Written exercise: All pictures are to be skipped; retype only the lines from the top of the entries through the line with "dates = [start", both included.

Plotting code records:
----

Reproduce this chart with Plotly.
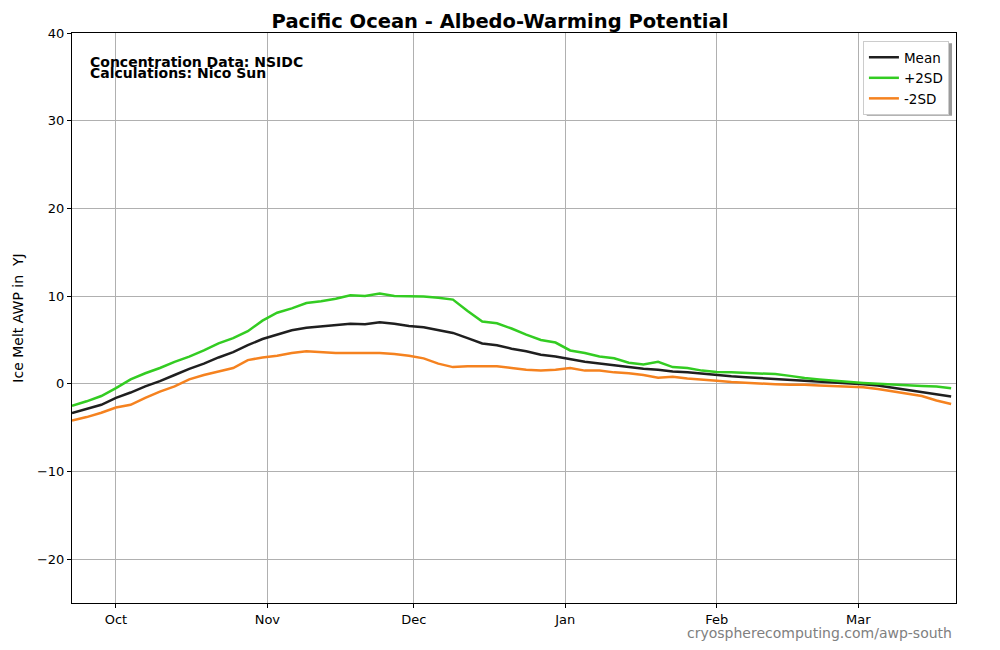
import datetime as dt
import plotly.graph_objects as go

start = dt.date(2023, 9, 22)
day_offsets = list(range(0, 181, 3))
dates = [start + dt.timedelta(days=d) for d in day_offsets]

mean_vals = [-3.35, -2.9, -2.4, -1.6, -1.0, -0.3, 0.3, 1.0, 1.7, 2.3,
             3.0, 3.6, 4.4, 5.1, 5.6, 6.1, 6.4, 6.55, 6.7, 6.85,
             6.8, 7.0, 6.85, 6.6, 6.45, 6.1, 5.8, 5.2, 4.6, 4.4,
             4.0, 3.7, 3.3, 3.1, 2.8, 2.5, 2.3, 2.1, 1.9, 1.7,
             1.6, 1.4, 1.3, 1.15, 0.95, 0.85, 0.75, 0.65, 0.6, 0.5,
             0.35, 0.25, 0.15, 0.05, -0.05, -0.2, -0.45, -0.7, -0.95, -1.2,
             -1.45]
plus2sd = [-2.5, -2.0, -1.4, -0.5, 0.5, 1.2, 1.8, 2.5, 3.1, 3.8,
           4.6, 5.2, 6.0, 7.2, 8.1, 8.6, 9.2, 9.4, 9.7, 10.1,
           10.0, 10.3, 10.0, 9.95, 9.95, 9.8, 9.6, 8.3, 7.1, 6.9,
           6.3, 5.6, 5.0, 4.7, 3.8, 3.5, 3.1, 2.9, 2.4, 2.2,
           2.5, 1.9, 1.8, 1.5, 1.35, 1.3, 1.25, 1.15, 1.1, 0.9,
           0.65, 0.5, 0.35, 0.2, 0.1, 0.0, -0.1, -0.15, -0.25, -0.3,
           -0.5]
minus2sd = [-4.2, -3.8, -3.3, -2.7, -2.4, -1.6, -0.9, -0.3, 0.5, 1.0,
            1.4, 1.8, 2.7, 3.0, 3.2, 3.5, 3.7, 3.6, 3.5, 3.5,
            3.5, 3.5, 3.4, 3.2, 2.9, 2.3, 1.9, 2.0, 2.0, 2.0,
            1.8, 1.6, 1.5, 1.6, 1.8, 1.5, 1.5, 1.3, 1.2, 1.0,
            0.7, 0.8, 0.6, 0.5, 0.35, 0.2, 0.1, 0.05, -0.05, -0.1,
            -0.1, -0.2, -0.25, -0.3, -0.4, -0.6, -0.85, -1.1, -1.4, -1.9,
            -2.3]

series = [("Mean", mean_vals, "#1f1f1f"),
          ("+2SD", plus2sd, "#33cc22"),
          ("-2SD", minus2sd, "#f5821f")]

FONT = "DejaVu Sans"
fig = go.Figure()
for name, vals, color in series:
    fig.add_trace(go.Scatter(x=dates, y=vals, name=name, mode="lines",
                             line=dict(color=color, width=2.5)))

fig.update_layout(
    width=1000, height=650,
    margin=dict(l=64, r=52, t=25, b=55),
    paper_bgcolor="white", plot_bgcolor="white",
    font=dict(family=FONT, size=13, color="black"),
    title=dict(text="<b>Pacific Ocean - Albedo-Warming Potential</b>",
               x=0.492, xref="container", xanchor="center", y=1 - 13 / 650,
               yref="container", yanchor="middle", font=dict(size=19.5, family=FONT)),
    showlegend=True,
    legend=dict(x=0.992, y=0.986, xanchor="right", yanchor="top",
                bgcolor="white", bordercolor="#cccccc", borderwidth=1,
                font=dict(size=13.5, family=FONT), tracegroupgap=2),
    xaxis=dict(range=[dt.date(2023, 9, 22), dt.date(2024, 3, 21)],
               tick0="2023-10-01", dtick="M1", tickformat="%b",
               showgrid=True, gridcolor="#b0b0b0", gridwidth=1,
               showline=True, linecolor="black", linewidth=1, mirror=True,
               ticks="outside", ticklen=4, tickcolor="black", zeroline=False,
               tickfont=dict(size=13), automargin=False),
    yaxis=dict(range=[-25, 40], tickvals=[-20, -10, 0, 10, 20, 30, 40],
               showgrid=True, gridcolor="#b0b0b0", gridwidth=1,
               showline=True, linecolor="black", linewidth=1, mirror=True,
               ticks="outside", ticklen=4, tickcolor="black", zeroline=False,
               tickfont=dict(size=13), automargin=False,
               title=dict(text="Ice Melt AWP in  YJ", font=dict(size=14), standoff=10)),
)

# legend drop shadow
fig.add_shape(type="rect", xref="paper", yref="paper",
              x0=0.899, x1=0.9955, y0=0.855, y1=0.982,
              fillcolor="#9a9a9a", line=dict(width=0), layer="above")

fig.add_annotation(text="<b>Concentration Data: NSIDC</b>", xref="paper", yref="paper",
                   x=0.018, y=0.949, xanchor="left", yanchor="middle", showarrow=False,
                   font=dict(size=14, family=FONT))
fig.add_annotation(text="<b>Calculations: Nico Sun</b>", xref="paper", yref="paper",
                   x=0.018, y=0.929, xanchor="left", yanchor="middle", showarrow=False,
                   font=dict(size=14, family=FONT))
fig.add_annotation(text="cryospherecomputing.com/awp-south", xref="paper", yref="paper",
                   x=0.9975, y=-0.052, xanchor="right", yanchor="middle", showarrow=False,
                   font=dict(size=14, family=FONT, color="#808080"))

fig.write_html("out.html")
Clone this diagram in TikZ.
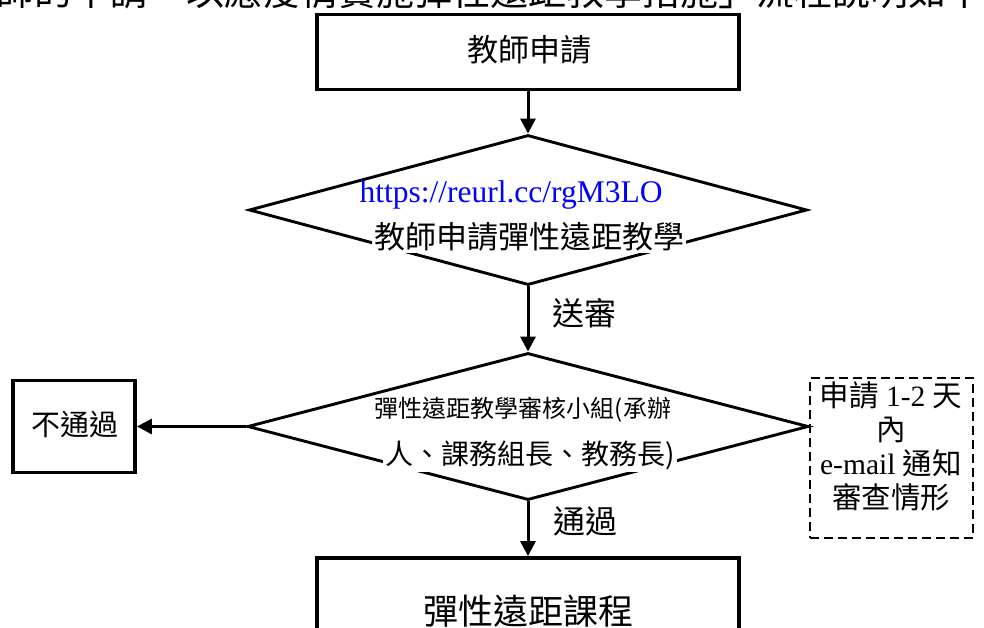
\documentclass[tikz,border=0pt]{standalone}
\usepackage{fontspec}
\setmainfont{Liberation Serif}
\newfontfamily\cjk{Noto Sans CJK TC}
\usetikzlibrary{shapes.geometric,arrows.meta}
\begin{document}
\begin{tikzpicture}[x=1pt,y=-1pt,
  procbox/.style={draw, line width=3.8pt, inner sep=0pt},
  decision/.style={diamond, draw, line width=2.9pt, inner sep=0pt},
  flow/.style={-{Triangle[length=15pt,width=15pt]}, line width=3pt},
  cjktext/.style={font=\cjk\fontsize{#1}{#1}\selectfont, inner sep=1pt},
  cjktext/.default=30,
  notebox/.style={draw, line width=1.3pt, dash pattern=on 9pt off 5pt, inner sep=0pt}
]
\useasboundingbox (0,0) rectangle (984,628);
\fill[white] (0,0) rectangle (984,628);

% clipped line of text at the very top
\begin{scope}
\clip (0,0) rectangle (984,16);
\node[cjktext=38, anchor=base west, inner sep=0pt] (hdr) at (-4,6) {師的申請，以應疫情實施彈性遠距教學措施」流程說明如下};
\end{scope}

% nodes
\node[procbox, minimum width=422pt, minimum height=75pt] (apply) at (528,52) {};
\node[cjktext=31] (applytxt) at (529,50) {教師申請};

\node[decision, minimum width=558pt, minimum height=150pt] (d1) at (528,210) {};
\node[font=\fontsize{31.5}{34}\selectfont, text=blue, inner sep=1pt] (url) at (511,195) {https://reurl.cc/rgM3LO};
\node[cjktext=31, fill=white, inner sep=2pt] (d1txt) at (529,237) {教師申請彈性遠距教學};

\node[decision, minimum width=561pt, minimum height=147pt] (d2) at (528,426.5) {};
\node[cjktext=24, fill=white] (d2a) at (523,410) {彈性遠距教學審核小組(承辦};
\node[cjktext=28, fill=white, inner sep=2pt] (d2b) at (530,455) {人、課務組長、教務長)};

\node[procbox, minimum width=122pt, minimum height=92pt] (fail) at (74,426.5) {};
\node[cjktext=29] (failtxt) at (75,425) {不通過};

\node[notebox, minimum width=163pt, minimum height=160pt] (note) at (891.5,458) {};
\node[align=center, font=\fontsize{29.5}{34}\selectfont, inner sep=0pt] (notetxt) at (891,446)
  {{\cjk 申請} 1-2 {\cjk 天}\\{\cjk 內}\\e-mail {\cjk 通知}\\{\cjk 審查情形}};

\node[procbox, minimum width=422pt, minimum height=90pt] (course) at (528,603) {};
\node[cjktext=35] (coursetxt) at (528,611) {彈性遠距課程};

% labels
\node[cjktext=32] (send) at (584,313) {送審};
\node[cjktext=32] (pass) at (585,521) {通過};

% connectors
\draw[flow] (apply.south) -- (d1.north);
\draw[flow] (d1.south) -- (d2.north);
\draw[flow] (d2.west) -- (fail.east);
\draw[flow] (d2.south) -- (course.north);
\end{tikzpicture}
\end{document}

----

The reply:
Reproduce this chart with Plotly.
import datetime as dt
import plotly.graph_objects as go

start = dt.date(2023, 9, 22)
day_offsets = list(range(0, 181, 3))
dates = [start + dt.timedelta(days=d) for d in day_offsets]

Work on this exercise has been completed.